Ao fundo, de olhos abertos
Eu morri em Nova York numa noite estrelada de primavera de 2015. Foi uma noite na qual tive a impressão de estar voando para longe de casa sem saber que estava voando para perto de mim. Claro que existe a morte derradeira, mas antes dela há muitas outras. Aos 47 anos, morta e sozinha pela primeira vez, não tive outra opção além de tentar descobrir quem eu era e o que estava fazendo da vida. Nessa busca, fui para a Amazônia, dormi em rede, cheirei rapé, fiz uma sauna muito doida dentro de uma tenda às margens do Tapajós, comecei e terminei um curso de autofuçação interna, passei semanas isolada em uma cabana no meio da Serra da Mantiqueira, matei com minha Havaiana uma aranha que tinha o tamanho de um bicho pré-histórico, fiz um ritual de ayahuasca, dancei sozinha na sala, aprendi a acender a lareira, andei descalça na grama, chorei de cócoras no chão da sala, experimentei carne de javali, rezei o terço com desconhecidos, conheci dezenas de pessoas interessantes e apaixonantes.
Viajar para dentro de si mesmo não é uma viagem cheia de prazeres, muito pelo contrário.

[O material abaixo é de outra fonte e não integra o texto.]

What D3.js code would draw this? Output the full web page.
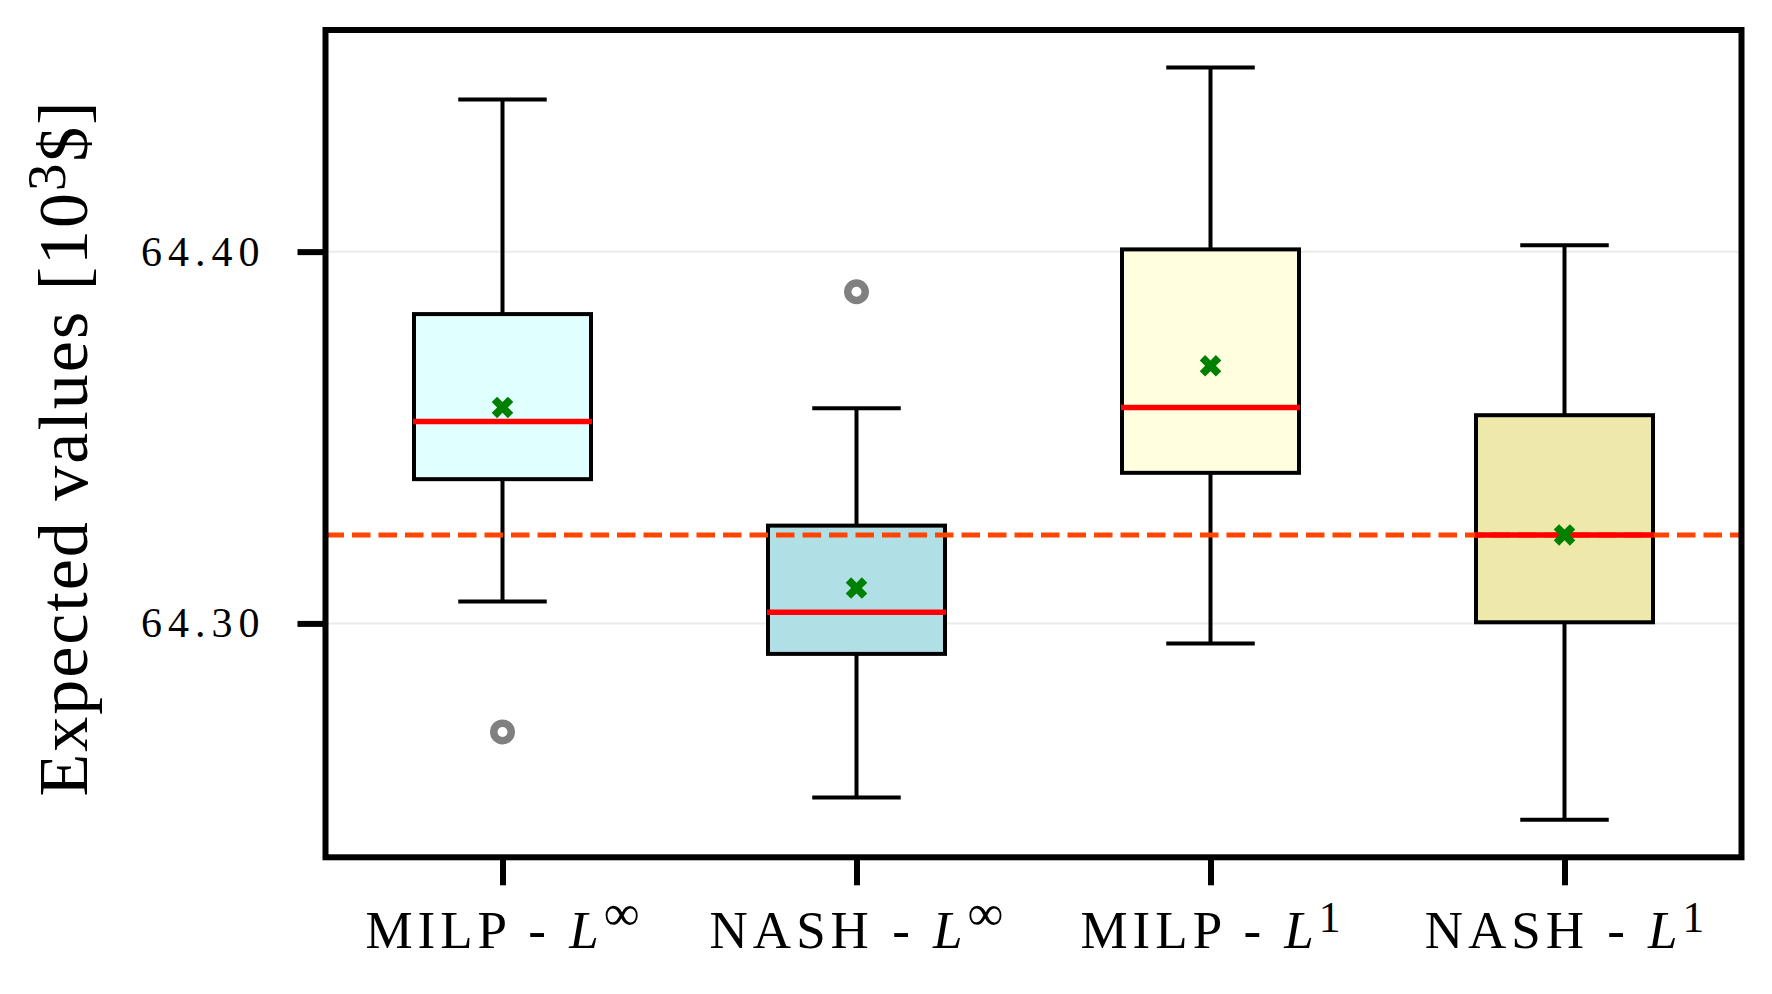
<!DOCTYPE html>
<html>
<head>
<meta charset="utf-8">
<script src="https://cdn.jsdelivr.net/npm/d3@7"></script>
<style>
  html, body { margin: 0; padding: 0; background: #fff; }
  svg { display: block; }
  text { font-family: "Liberation Serif", "DejaVu Serif", serif; fill: #000; white-space: pre; }
</style>
</head>
<body>
<script>
// ---------------- data ----------------
const methods      = ["MILP", "NASH", "MILP", "NASH"];
const norms        = ["\u221E", "\u221E", "1", "1"];
const whiskerLow   = [64.3059, 64.2532, 64.2946, 64.2472];
const q1           = [64.3388, 64.2918, 64.3405, 64.3003];
const medians      = [64.3543, 64.3030, 64.3581, 64.3238];
const q3           = [64.3832, 64.3263, 64.4006, 64.3560];
const whiskerHigh  = [64.4409, 64.3579, 64.4495, 64.4017];
const means        = [64.3581, 64.3095, 64.3693, 64.3238];
const outliers     = [[64.2708], [64.3892], [], []];
const referenceValue = 64.3238;
const yTickValues  = [64.30, 64.40];
const boxColors    = ["#E0FFFF", "#B0E0E6", "#FFFFE0", "#EEE8AA"];
const yLabelMain   = "Expected values [10";
const yLabelSup    = "3";
const yLabelEnd    = "$]";

// ---------------- layout ----------------
const W = 1772, H = 994;
const plot = { left: 325.5, right: 1741.5, top: 30, bottom: 857.3 };

const svg = d3.select("body").append("svg")
  .attr("width", W).attr("height", H)
  .attr("viewBox", `0 0 ${W} ${H}`);
svg.append("rect").attr("width", W).attr("height", H).attr("fill", "#fff");

const idx = d3.range(methods.length);
const x = d3.scalePoint().domain(idx).range([plot.left, plot.right]).padding(0.5);
const step = x.step();
const boxHalf = step * 0.25;
const capHalf = step * 0.125;

const allVals = whiskerLow.concat(whiskerHigh, outliers.flat());
const [vmin, vmax] = d3.extent(allVals);
const pad = (vmax - vmin) * 0.05;
const y = d3.scaleLinear().domain([vmin - pad, vmax + pad]).range([plot.bottom, plot.top]);

// grid
svg.append("g").selectAll("line").data(yTickValues).join("line")
  .attr("x1", plot.left).attr("x2", plot.right)
  .attr("y1", d => y(d)).attr("y2", d => y(d))
  .attr("stroke", "#ebebeb").attr("stroke-width", 2);

// boxes
const g = svg.append("g");
idx.forEach(i => {
  const cx = x(i);
  const lw = 4;
  g.append("line").attr("x1", cx).attr("x2", cx).attr("y1", y(q3[i])).attr("y2", y(whiskerHigh[i]))
    .attr("stroke", "#000").attr("stroke-width", lw);
  g.append("line").attr("x1", cx).attr("x2", cx).attr("y1", y(q1[i])).attr("y2", y(whiskerLow[i]))
    .attr("stroke", "#000").attr("stroke-width", lw);
  [whiskerHigh[i], whiskerLow[i]].forEach(v => {
    g.append("line").attr("x1", cx - capHalf).attr("x2", cx + capHalf).attr("y1", y(v)).attr("y2", y(v))
      .attr("stroke", "#000").attr("stroke-width", lw);
  });
  g.append("rect").attr("x", cx - boxHalf).attr("width", 2 * boxHalf)
    .attr("y", y(q3[i])).attr("height", y(q1[i]) - y(q3[i]))
    .attr("fill", boxColors[i]).attr("stroke", "#000").attr("stroke-width", lw);
});

// reference dashed line
svg.append("line")
  .attr("x1", plot.left).attr("x2", plot.right)
  .attr("y1", y(referenceValue)).attr("y2", y(referenceValue))
  .attr("stroke", "#FF4500").attr("stroke-width", 5)
  .attr("stroke-dasharray", "18.5 8");

// medians
svg.append("g").selectAll("line").data(idx).join("line")
  .attr("x1", i => x(i) - boxHalf - 1).attr("x2", i => x(i) + boxHalf + 1)
  .attr("y1", i => y(medians[i])).attr("y2", i => y(medians[i]))
  .attr("stroke", "#FF0000").attr("stroke-width", 5.5);

// means (filled X)
const xSym = d3.symbol().type(d3.symbolCross).size(290);
svg.append("g").selectAll("path").data(idx).join("path")
  .attr("d", xSym)
  .attr("transform", i => `translate(${x(i)},${y(means[i])}) rotate(45)`)
  .attr("fill", "#008000");

// outliers
const fl = [];
idx.forEach(i => outliers[i].forEach(v => fl.push({ i, v })));
svg.append("g").selectAll("circle").data(fl).join("circle")
  .attr("cx", d => x(d.i)).attr("cy", d => y(d.v)).attr("r", 8.75)
  .attr("fill", "none").attr("stroke", "#808080").attr("stroke-width", 7.5);

// frame
svg.append("rect")
  .attr("x", plot.left).attr("y", plot.top)
  .attr("width", plot.right - plot.left).attr("height", plot.bottom - plot.top)
  .attr("fill", "none").attr("stroke", "#000").attr("stroke-width", 6);

// y axis
const yls = 6;
const yAxis = svg.append("g").attr("transform", `translate(${plot.left},0)`)
  .call(d3.axisLeft(y).tickValues(yTickValues).tickSize(28).tickPadding(32).tickFormat(d3.format(".2f")));
yAxis.select(".domain").remove();
yAxis.selectAll(".tick line").attr("stroke", "#000").attr("stroke-width", 6);
yAxis.selectAll(".tick text")
  .attr("font-size", 42)
  .attr("letter-spacing", yls).attr("fill", "#000");

// x axis
const xAxis = svg.append("g").attr("transform", `translate(0,${plot.bottom})`)
  .call(d3.axisBottom(x).tickSize(28).tickFormat(""));
xAxis.select(".domain").remove();
xAxis.selectAll(".tick line").attr("stroke", "#000").attr("stroke-width", 6);

const xls = 5;
idx.forEach(i => {
  const t = svg.append("text")
    .attr("x", x(i) + xls / 2).attr("y", 948)
    .attr("text-anchor", "middle")
    .attr("font-size", 53).attr("letter-spacing", xls);
  t.append("tspan").text(methods[i] + " - ");
  t.append("tspan").attr("font-style", "italic").text("L");
  t.append("tspan")
    .attr("font-size", norms[i] === "\u221E" ? "0.95em" : "0.82em")
    .attr("dy", norms[i] === "\u221E" ? -18 : -16)
    .text(norms[i]);
});

// y label
const yl = svg.append("text")
  .attr("transform", `translate(87,448) rotate(-90)`)
  .attr("text-anchor", "middle")
  .attr("font-size", 70).attr("letter-spacing", 2);
yl.append("tspan").text(yLabelMain);
yl.append("tspan").attr("font-size", "0.78em").attr("dy", -22).text(yLabelSup);
yl.append("tspan").attr("dy", 22).text(yLabelEnd);
</script>
</body>
</html>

Há escuridão, há ambientes feios e gelados, há outros assombrosos e espinhosos. Enxergar em você as coisas que você mais detesta no outro é uma pancada que a princípio pode fazer com que tudo pareça ainda pior e mais grave. Mas há uma recompensa para aqueles que topam ir ao fundo de olhos abertos, e ela está em entender que só existe uma forma de voltar para casa.
Tudo está dentro de cada um de nós: céu e inferno, purgatório e paraíso, amar e perdoar. Perceber com a cabeça a experiência de estar viva é deixar que a dualidade da mente siga pregando peças. Perceber com o coração a experiência de estar viva é deixar que a unidade conduza à trilha da bem-aventurança. A mente existe na dualidade; o coração, na unidade. São lugares muito diferentes esses, mente e coração. O ego vive na mente, a alma, no coração. Quando começamos a escutar a música das esferas, a canção do universo, fica bastante fácil dançar. “Os fados guiam aquele que assim o deseje; aquele que não o deseje, eles arrastam”, disse o professor de mitologia Joseph Campbell. O que Campbell talvez tenha esquecido de dizer é que quase sempre os que a princípio são arrastados – como eu fui – depois se permitem guiar.
Morrer é difícil, mas renascer é lindo. Aos 47 anos, e pela primeira vez na vida, eu finalmente comecei a voltar para casa, e a única casa possível existe apenas dentro da gente. A minha é uma casa que ainda está meio bagunçada, com coisas fora do lugar, e é preciso seguir fazendo faxinas pesadas, mas essa é a minha casa, uma para a qual sempre poderei retornar e uma que ninguém mais pode me tirar.